While the review of OECD and government reports reveal that Albania’s compliance with the Paris Declaration agenda speaks of a ‘success story’ in terms of donor–recipient relations and enhancement of general government capacity-building, a more detailed analysis of the data suggests that, in the Albanian context, this has translated into a capacity for management of aid mechanisms on the part of the government and prioritization of coordination rather than effectiveness of international aid. An example of this is the lack of a focus on aid impact assessment in the Paris Declaration agenda.

In the light of the varying perspectives of EU versus non-EU donors interviewed, with the latter being the most sceptical about the Paris agenda, its overall effectiveness appears to be relative and dependent on the sector. Most relevantly for the Albanian context, the findings revealed that the prioritization of aid coordination also had unintended consequences for administrative reform and capacity development. This is reflected in the original proposition of the article and supported by the literature (Booth, 2011; Blunt and Lindroth, 2012). For example, the Working Group on Public Administration was identified as one of the least effective mechanisms, which is reflected in its failure to produce a lead donor in administrative reform or to establish a Working Group on Capacity Building. Prioritization of and compliance with the Paris Declaration on the part of the government may have contributed to not only superseding but also minimizing domestic institutions responsible for administrative reform implementation, rather than supporting the latter as a key condition for EU accession and future aid.Footnote 14 This finding might prompt future research in contexts where mechanisms such as the Paris Declaration might have actually weakened rather than supported those institutions.
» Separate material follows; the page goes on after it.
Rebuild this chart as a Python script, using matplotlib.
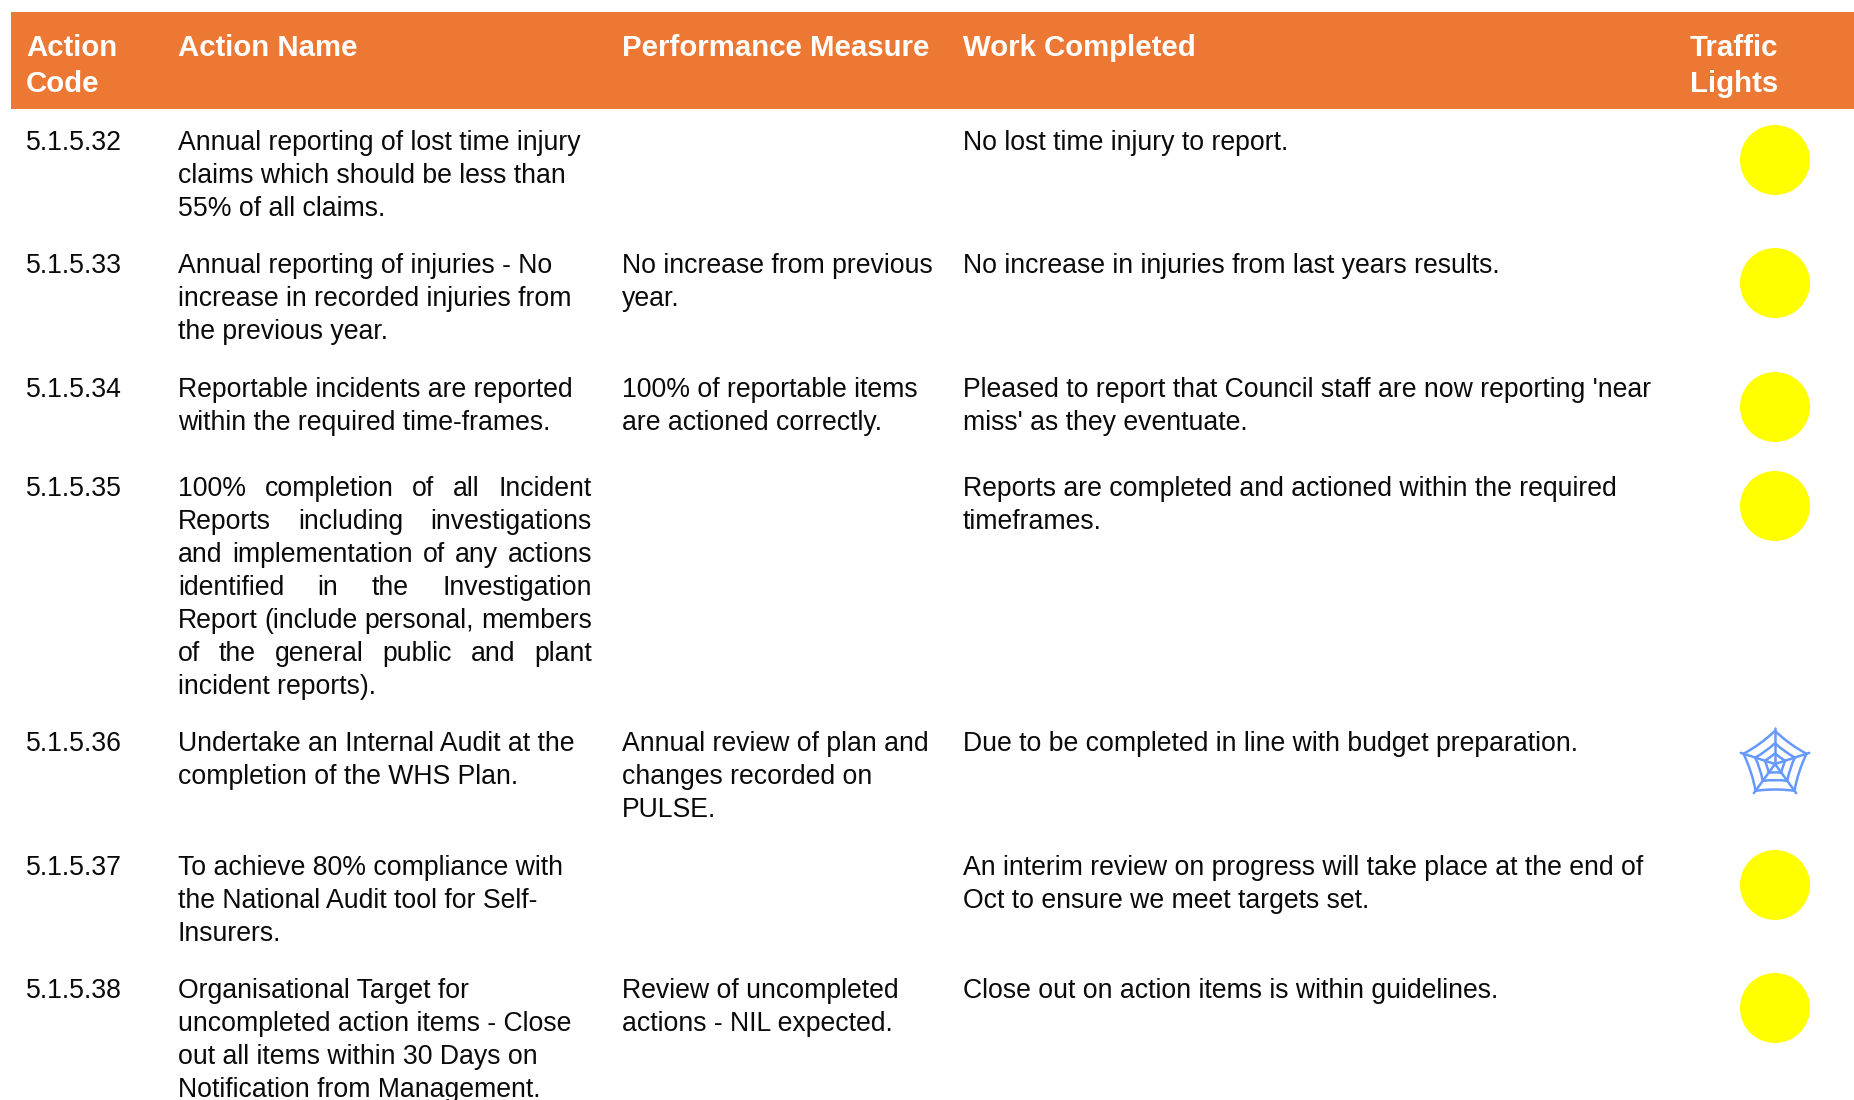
import numpy as np
import matplotlib
matplotlib.use("Agg")
import matplotlib.pyplot as plt
from matplotlib.patches import Circle, PathPatch, Rectangle
from matplotlib.path import Path

plt.rcParams["font.family"] = ["Liberation Sans", "DejaVu Sans"]

headers = [["Action", "Code"], ["Action Name"], ["Performance Measure"], ["Work Completed"], ["Traffic", "Lights"]]
codes = ["5.1.5.32", "5.1.5.33", "5.1.5.34", "5.1.5.35", "5.1.5.36", "5.1.5.37", "5.1.5.38"]
action_names = [
    ["Annual reporting of lost time injury", "claims which should be less than", "55% of all claims."],
    ["Annual reporting of injuries - No", "increase in recorded injuries from", "the previous year."],
    ["Reportable incidents are reported", "within the required time-frames."],
    ["100% completion of all Incident", "Reports including investigations", "and implementation of any actions",
     "identified in the Investigation", "Report (include personal, members", "of the general public and plant",
     "incident reports)."],
    ["Undertake an Internal Audit at the", "completion of the WHS Plan."],
    ["To achieve 80% compliance with", "the National Audit tool for Self-", "Insurers."],
    ["Organisational Target for", "uncompleted action items - Close", "out all items within 30 Days on",
     "Notification from Management."],
]
measures = [
    [],
    ["No increase from previous", "year."],
    ["100% of reportable items", "are actioned correctly."],
    [],
    ["Annual review of plan and", "changes recorded on", "PULSE."],
    [],
    ["Review of uncompleted", "actions - NIL expected."],
]
work_done = [
    ["No lost time injury to report."],
    ["No increase in injuries from last years results."],
    ["Pleased to report that Council staff are now reporting 'near", "miss' as they eventuate."],
    ["Reports are completed and actioned within the required", "timeframes."],
    ["Due to be completed in line with budget preparation."],
    ["An interim review on progress will take place at the end of", "Oct to ensure we meet targets set."],
    ["Close out on action items is within guidelines."],
]
lights = ["yellow", "yellow", "yellow", "yellow", "web", "yellow", "yellow"]

# layout, in reference pixels
W, H = 1854, 1100
COL_X = [26, 178, 622, 963, 1690]
ROW_BASE = [150, 273, 397, 496, 751, 875, 998]
LINE = 33
FS = 19.2
HEAD_FS = 21.2
HEAD_BASE = 56
JUST_ROW = 3
JUST_RIGHT = 592
LIGHT_X = 1775
LIGHT_DY = 10


def draw_web(ax, cx, cy, r, color="#6699ff"):
    angs = np.deg2rad(90 - 72 * np.arange(5))
    tips = np.column_stack([cx + r * np.cos(angs), cy - r * np.sin(angs)])
    for t in tips:
        ax.plot([cx, t[0]], [cy, t[1]], color=color, lw=1.8, solid_capstyle="round")
    for f in [0.3, 0.58, 0.92]:
        for i in range(5):
            a = (cx, cy) + f * (tips[i] - (cx, cy))
            b = (cx, cy) + f * (tips[(i + 1) % 5] - (cx, cy))
            mid = (a + b) / 2
            ctrl = mid + 0.1 * ((cx, cy) - mid)
            ax.add_patch(PathPatch(Path([a, ctrl, b], [Path.MOVETO, Path.CURVE3, Path.CURVE3]),
                                   fc="none", ec=color, lw=1.8))


def justified(ax, line, x0, x1, y):
    rend = ax.figure.canvas.get_renderer()
    words = line.split()
    items = [ax.text(x0, y, w, fontsize=FS, color="#0a0a0a", va="baseline") for w in words]
    widths = [t.get_window_extent(rend).width for t in items]
    gap = (x1 - x0 - sum(widths)) / (len(words) - 1)
    x = x0
    for t, w in zip(items, widths):
        t.set_x(x)
        x += w + gap


fig = plt.figure(figsize=(W / 100, H / 100), dpi=100)
ax = fig.add_axes([0, 0, 1, 1])
ax.set_xlim(0, W)
ax.set_ylim(H, 0)
ax.axis("off")

ax.add_patch(Rectangle((11, 12), W - 11, 97, fc="#ed7833", ec="none"))
for x, hdr in zip(COL_X, headers):
    for i, s in enumerate(hdr):
        ax.text(x, HEAD_BASE + i * 36, s, fontsize=HEAD_FS, fontweight="bold", color="white", va="baseline")

for r, base in enumerate(ROW_BASE):
    ax.text(COL_X[0], base, codes[r], fontsize=FS, color="#0a0a0a", va="baseline")
    for i, s in enumerate(action_names[r]):
        y = base + i * LINE
        if r == JUST_ROW and i < len(action_names[r]) - 1:
            justified(ax, s, COL_X[1], JUST_RIGHT, y)
        else:
            ax.text(COL_X[1], y, s, fontsize=FS, color="#0a0a0a", va="baseline")
    for i, s in enumerate(measures[r]):
        ax.text(COL_X[2], base + i * LINE, s, fontsize=FS, color="#0a0a0a", va="baseline")
    for i, s in enumerate(work_done[r]):
        ax.text(COL_X[3], base + i * LINE, s, fontsize=FS, color="#0a0a0a", va="baseline")
    if lights[r] == "yellow":
        ax.add_patch(Circle((LIGHT_X, base + LIGHT_DY), 35, fc="#ffff00", ec="none"))
    else:
        draw_web(ax, LIGHT_X, base + LIGHT_DY + 3, 36)

fig.savefig("out.png", dpi=100)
In conclusion, the article highlights the incompatibility between an aid effectiveness agenda and administrative reform as discussed in the literature and reflected in the research findings. In particular, both the dichotomous positions of EU and non-EU donors, respectively focusing on ‘EU accession’ and development effectiveness, and the over-emphasis on coordination rather than effectiveness of aid towards key development goals (that is, administrative capacity-building) point to the importance of donor strategies in development processes. This is rooted in real donor interests as opposed to the rhetorical interests of development assistance that the literature highlights (Blunt and Lindroth, 2012).The case of Albania might be taken to suggest that, while political ambitions such as EU accession might not necessarily be compatible with development effectiveness, institutions designed to ensure aid effectiveness might, conversely and paradoxically, be unable to prioritize administrative reform as essential to both EU accession and effective development. This insight might be important in understanding and explaining the dynamics of international aid for domestic politics and development processes in other countries in the region and perhaps more broadly in the developing world.